Data for this task:
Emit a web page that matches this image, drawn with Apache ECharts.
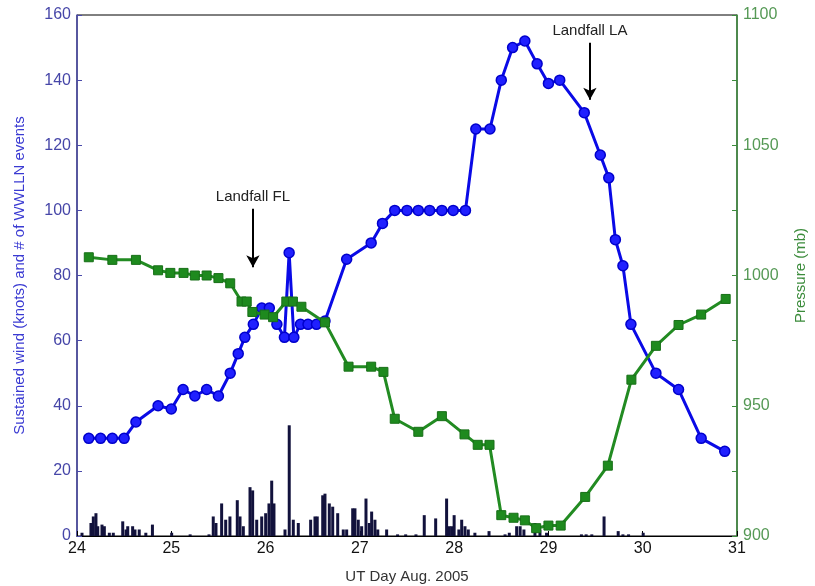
<!DOCTYPE html>
<html>
<head>
<meta charset="utf-8">
<script src="https://cdn.jsdelivr.net/npm/echarts@6/dist/echarts.min.js"></script>
<style>
html,body{margin:0;padding:0;background:#fff;}
#mainarea{width:815px;height:586px;}
</style>
</head>
<body>
<div id="mainarea"></div>
<script>
var myChart = echarts.init(document.getElementById('mainarea'));

// sustained wind (knots), time in UT day of Aug 2005
var windDays=[24.125,24.25,24.375,24.5,24.625,24.86,25.0,25.125,25.25,25.375,25.5,25.625,25.71,25.78,25.87,25.96,26.04,26.12,26.2,26.25,26.3,26.37,26.45,26.54,26.63,26.86,27.12,27.24,27.37,27.5,27.62,27.74,27.87,27.99,28.12,28.23,28.38,28.5,28.62,28.75,28.88,29.0,29.12,29.38,29.55,29.64,29.71,29.79,29.875,30.14,30.38,30.62,30.87];
var windKnots=[30,30,30,30,35,40,39,45,43,45,43,50,56,61,65,70,70,65,61,87,61,65,65,65,66,85,90,96,100,100,100,100,100,100,100,125,125,140,150,152,145,139,140,130,117,110,91,83,65,50,45,30,26];

// central pressure (mb)
var presDays=[24.125,24.375,24.625,24.86,24.99,25.13,25.25,25.375,25.5,25.625,25.745,25.8,25.86,25.99,26.08,26.22,26.29,26.38,26.63,26.88,27.12,27.25,27.37,27.62,27.87,28.11,28.25,28.375,28.5,28.63,28.75,28.87,29.0,29.13,29.39,29.63,29.88,30.14,30.38,30.62,30.88];
var presMb=[1007,1006,1006,1002,1001,1001,1000,1000,999,997,990,990,986,985,984,990,990,988,982,965,965,963,945,940,946,939,935,935,908,907,906,903,904,904,915,927,960,973,981,985,991];

// WWLLN lightning events
var wwDays=[24.053,24.148,24.173,24.201,24.22,24.265,24.29,24.343,24.385,24.485,24.52,24.538,24.59,24.615,24.66,24.73,24.8,25.004,25.2,25.4,25.445,25.474,25.534,25.577,25.622,25.7,25.729,25.764,25.835,25.863,25.906,25.959,26.001,26.036,26.065,26.089,26.206,26.251,26.294,26.347,26.478,26.524,26.548,26.606,26.63,26.676,26.712,26.765,26.824,26.86,26.924,26.948,26.983,27.019,27.065,27.1,27.125,27.16,27.19,27.284,27.4,27.486,27.595,27.683,27.804,27.92,27.948,27.974,28.0,28.05,28.08,28.115,28.15,28.22,28.37,28.54,28.585,28.663,28.7,28.74,28.857,28.91,28.98,29.35,29.4,29.46,29.59,29.74,29.79,29.85,30.005];
var wwCount=[1,4,6,7,3,3.5,3,1,1,4.5,2,3,3,2,2,1,3.5,1,0.5,0.5,6,4,10,5,6,11,6,3,15,14,5,6,7,10,17,10,2,34,5,4,5,6,6,12.5,13,10,9,7,2,2,8.5,8.5,5,3,11.5,4,7.5,5,2,2,0.5,0.5,0.5,6.4,5.4,11.5,3,3,6.4,2,5,3,2,1,1.5,0.5,1,3,3,2,4,2,1,0.5,0.5,0.5,6,1.5,0.5,0.5,1];

// landfall arrows: [day, top, bottom]
var landfallFL=[25.866,100.5,82.5];
var landfallLA=[29.44,151.5,134];

function pairs(a,b){
  var out=[];
  for(var i=0;i<a.length;i++){ out.push([a[i],b[i]]); }
  return out;
}

function arrow(name,spec){
  return [{coord:[spec[0],spec[1]],label:{formatter:name}},{coord:[spec[0],spec[2]]}];
}

var font='"Liberation Sans", Arial, sans-serif';

var option={
  animation:false,
  backgroundColor:'#fff',
  grid:{left:77,right:78,top:15,bottom:50,outerBoundsMode:'none',containLabel:false,
    show:true,borderColor:'#000',borderWidth:1},
  xAxis:{
    type:'value',min:24,max:31,interval:1,
    name:'UT Day Aug. 2005',nameLocation:'middle',nameGap:33,
    nameTextStyle:{color:'#333',fontSize:15,fontFamily:font},
    axisLine:{show:true,lineStyle:{color:'#000'}},
    axisTick:{inside:true,length:5,lineStyle:{color:'#000'}},
    axisLabel:{color:'#111',fontSize:16,fontFamily:font,margin:5},
    splitLine:{show:false}
  },
  yAxis:[{
    type:'value',min:0,max:160,interval:20,position:'left',
    name:'Sustained wind (knots) and # of WWLLN events',nameLocation:'middle',nameGap:50,nameRotate:90,
    nameTextStyle:{color:'#3a3ad2',fontSize:15,fontFamily:font},
    axisLine:{show:true,lineStyle:{color:'#4a4aaa',width:1.5}},
    axisTick:{inside:true,length:5,lineStyle:{color:'#4a4aaa'}},
    axisLabel:{color:'#4646a8',fontSize:16,fontFamily:font,margin:6},
    splitLine:{show:false}
  },{
    type:'value',min:900,max:1100,interval:25,position:'right',
    name:'Pressure (mb)',nameLocation:'middle',nameGap:56,nameRotate:90,
    nameTextStyle:{color:'#3c8c3c',fontSize:15,fontFamily:font},
    axisLine:{show:true,lineStyle:{color:'#3c8c3c',width:1.5}},
    axisTick:{inside:true,length:5,lineStyle:{color:'#3c8c3c'}},
    axisLabel:{color:'#559955',fontSize:16,fontFamily:font,margin:6,
      formatter:function(v){ return v%50===0 ? v : ''; }},
    splitLine:{show:false}
  }],
  series:[{
    name:'WWLLN',type:'bar',yAxisIndex:0,barWidth:3,
    itemStyle:{color:'#12123c'},
    data:pairs(wwDays,wwCount),z:2
  },{
    name:'wind',type:'line',yAxisIndex:0,
    symbol:'circle',symbolSize:10,
    lineStyle:{color:'#0a0ae6',width:3},
    itemStyle:{color:'#2020ff',borderColor:'#0000cc',borderWidth:1.5},
    data:pairs(windDays,windKnots),z:3,
    markLine:{
      silent:true,symbol:['none','arrow'],symbolSize:[10,12],
      lineStyle:{color:'#000',width:2,type:'solid'},
      label:{show:true,position:'start',distance:4,color:'#222',fontSize:15,fontFamily:font},
      data:[arrow('Landfall FL',landfallFL),arrow('Landfall LA',landfallLA)]
    }
  },{
    name:'pressure',type:'line',yAxisIndex:1,
    symbol:'rect',symbolSize:9,
    lineStyle:{color:'#228b22',width:3},
    itemStyle:{color:'#1e8a1e',borderColor:'#176f17',borderWidth:1},
    data:pairs(presDays,presMb),z:4
  }]
};

myChart.setOption(option);
</script>
</body>
</html>
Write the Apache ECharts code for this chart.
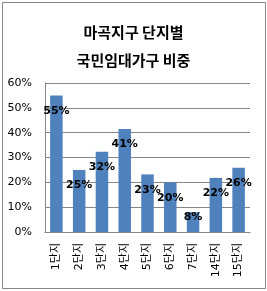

Goal:
Write down every line from the opening of the listing to the line with "var myChart = echarts.init(document.getElementById('mainarea'));", both included, and nothing else; the pictures are omitted.

The reply:
Emit a web page that matches this image, drawn with Apache ECharts.
<!DOCTYPE html>
<html>
<head>
<meta charset="utf-8">
<script src="https://cdn.jsdelivr.net/npm/echarts@6/dist/echarts.min.js"></script>
<style>
html,body{margin:0;padding:0;background:#fff;}
#mainarea{width:815px;height:586px;}
</style>
</head>
<body>
<div id="mainarea"></div>
<script>
var myChart = echarts.init(document.getElementById('mainarea'));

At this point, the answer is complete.